Boom-Partei Grüne verlieren an Zustimmung im Volk
Der Höhenflug der letzten Wochen bricht ausgerechnet nach den Castor-Protesten. Union legt zu und die FDP wäre wieder im Bundestag. Bayern will dem Bund Castor-Kosten aufbürden.
BERLIN So war das nicht geplant. Die Castorproteste waren ein Medienereignis erster Güte – wie gemacht als Treibstoff für den weiteren Aufstieg der Grünen –, doch die Boom-Partei der letzten Wochen verliert an Zustimmung im Volk. Niedersachsen versucht derweil, einen Teil der Kosten für den Einsatz auf den Bund umzuschichten – mit Unterstützung aus Bayern.
Parteichefin Claudia Roth setzte sich für die Fotografen zu den Blockierern, Fraktionschef Jürgen Trittin fuhr Traktor im Wendland, auch Parteichef Cem Özdemir ließ sich den Aufritt in Gorleben nicht entgehen. Der Atom-Ausstieg, das Leib- und Magenthema der Grünen, versprach neue Zustimmungswellen. Doch davon ist in der jüngsten Forsa-Umfrage nichts zu sehen. Im Gegenteil. Die Grünen verlieren bei der Zustimmung einen Prozentpunkt. Sie rangieren jetzt mit 23 Prozent gleichauf mit der SPD. Die liegt seit fünf Wochen auf diesem Wert.
Erstmals seit sieben Wochen hat Rot-Grün keine eigene Mehrheit mehr. Die Union legt demnach zwei Prozentpunkte auf 32 Prozent zu, die FDP gewinnt einen und wäre mit fünf Prozent wieder im Bundestag.
Forsa-Chef Güllner hat für den grünen Popularitätsknick eine Begründung: Gorleben. „Der harte Kern der Grünen, die jetzt gegen den Castor demonstriert haben, verschreckt viele Wähler der Mitte“, sagt der Demoskop dem „Stern“. In die bürgerlichen Schichten waren die Grünen in den letzten Wochen eingedrungen.

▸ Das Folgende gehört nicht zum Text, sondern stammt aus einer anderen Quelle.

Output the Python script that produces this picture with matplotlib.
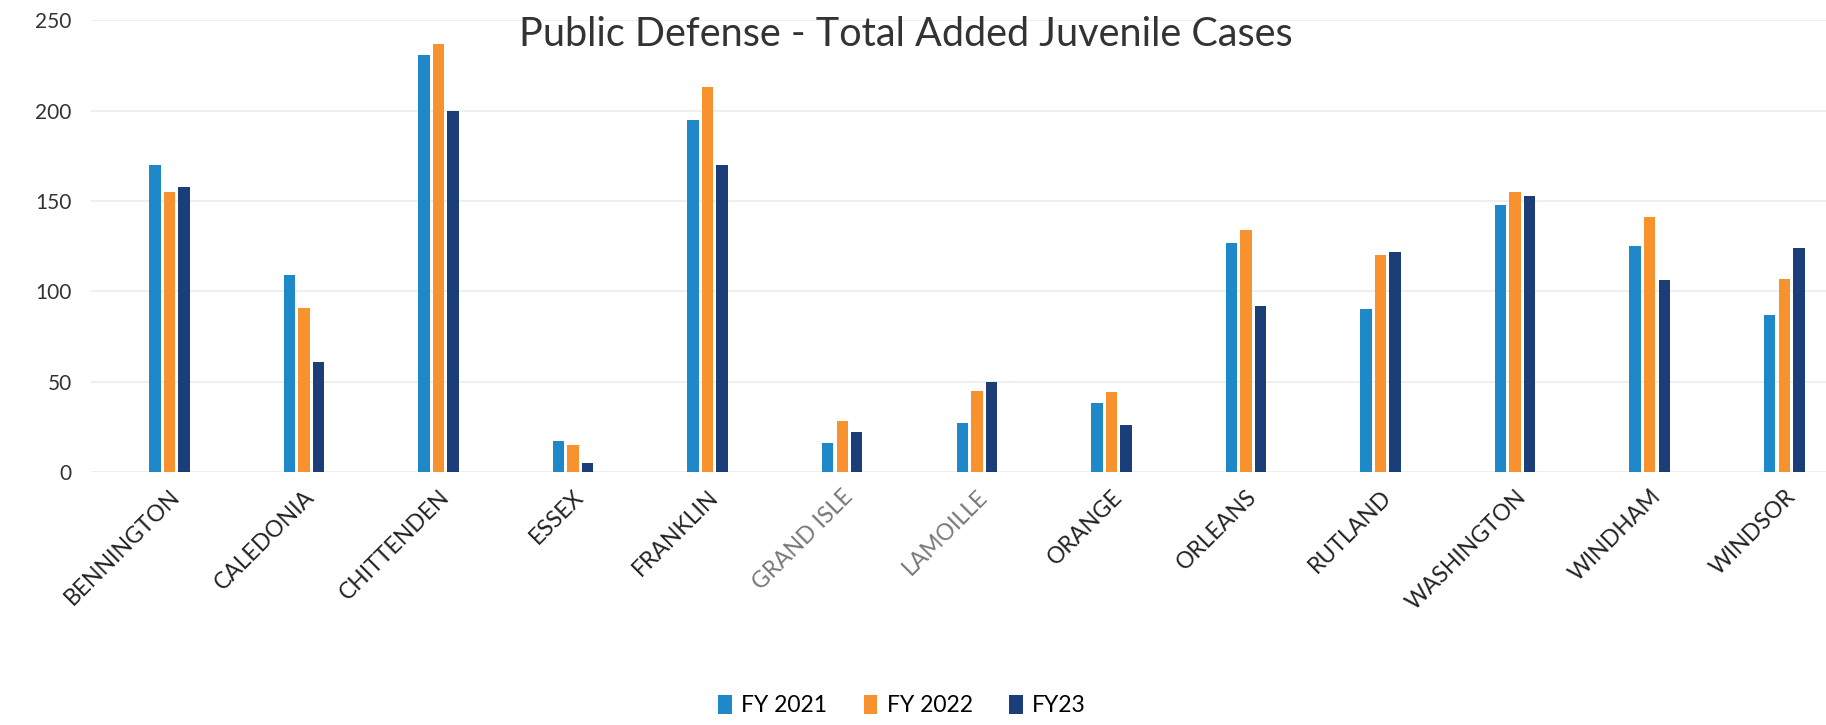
import numpy as np
import matplotlib
matplotlib.use("Agg")
import matplotlib.pyplot as plt

# county names and values
counties = ["BENNINGTON", "CALEDONIA", "CHITTENDEN", "ESSEX", "FRANKLIN",
            "GRAND ISLE", "LAMOILLE", "ORANGE", "ORLEANS", "RUTLAND",
            "WASHINGTON", "WINDHAM", "WINDSOR"]
fy2021 = [170, 109, 231, 17, 195, 16, 27, 38, 127, 90, 148, 125, 87]
fy2022 = [155, 91, 237, 15, 213, 28, 45, 44, 134, 120, 155, 141, 107]
fy23 = [158, 61, 200, 5, 170, 22, 50, 26, 92, 122, 153, 106, 124]
series_names = ["FY 2021", "FY 2022", "FY23"]
colors = ["#1f88c8", "#f7922f", "#1c3e78"]

plt.rcParams['font.family'] = ['Lato', 'DejaVu Sans']

fig = plt.figure(figsize=(18.26, 7.25), dpi=100)
ax = fig.add_axes([0.05, 0.349, 0.95, 0.623])

x = np.arange(len(counties))
width = 0.085
offset = 0.108
bars = []
for i, (vals, name, col) in enumerate(zip([fy2021, fy2022, fy23], series_names, colors)):
    b = ax.bar(x + (i - 1) * offset, vals, width=width, color=col, label=name, zorder=3)
    bars.append(b)

ax.set_xlim(-0.58, 12.31)
ax.set_ylim(0, 250)
ax.set_yticks([0, 50, 100, 150, 200, 250])
ax.grid(axis='y', color='#ececec', linewidth=1.2, zorder=0)
for s in ax.spines.values():
    s.set_visible(False)
ax.tick_params(axis='y', length=0, pad=14, labelsize=15, labelcolor='#333333')
ax.tick_params(axis='x', length=0, pad=10, labelsize=16.5)

ax.set_xticks(x)
ax.set_xticklabels(counties, rotation=45, ha='right', rotation_mode='anchor')
for lbl in ax.get_xticklabels():
    if lbl.get_text() in ("GRAND ISLE", "LAMOILLE"):
        lbl.set_color('#777777')
    else:
        lbl.set_color('#222222')

fig.text(0.496, 0.952, "Public Defense - Total Added Juvenile Cases",
         ha='center', va='center', fontsize=28.5, color='#333333')

fig.legend(handles=bars, labels=series_names, loc='center', ncol=3,
           bbox_to_anchor=(0.494, 0.027), frameon=False, fontsize=16.5,
           handlelength=0.6, handleheight=0.9, handletextpad=0.4, columnspacing=1.6)

fig.savefig("out.png", dpi=100)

Das Bild einer „seriösen, staatstragenden Partei wird unterminiert“, sagt Güllner.
Unterdessen erneuert Niedersachsens Innenminister Uwe Schünemann (CDU) seine Forderung, die 25 Millionen Kosten für den Einsatz im Wendland müssten vom Bund übernommen werden. „Castor-Transporte sind eine nationale Aufgabe“, sagt Schünemann. Von seinem Parteifreund Wolfgang Bosbach fing er sich eine Abfuhr ein: „Wir können nicht alle Lasten beim Bund abladen“, sagte der Vorsitzende des Bundestagsinnenausschusses. Bayerns Innenminister Joachim Herrmann (CSU) sprang Schünemann bei. Der Bund erhalte „erhebliche Mehreinnahmen durch die Brennelementesteuer“. Die Beteiligung des Bundes sei plausibel.
Keine Unterstützung aus dem Süden erhält Niedersachsen für die Forderung, neben Gorleben auch noch andere Standorte für das Endlager zu suchen. Die hessische CDU/FDP-Regierung will keine Castoren am Standort Biblis. mm.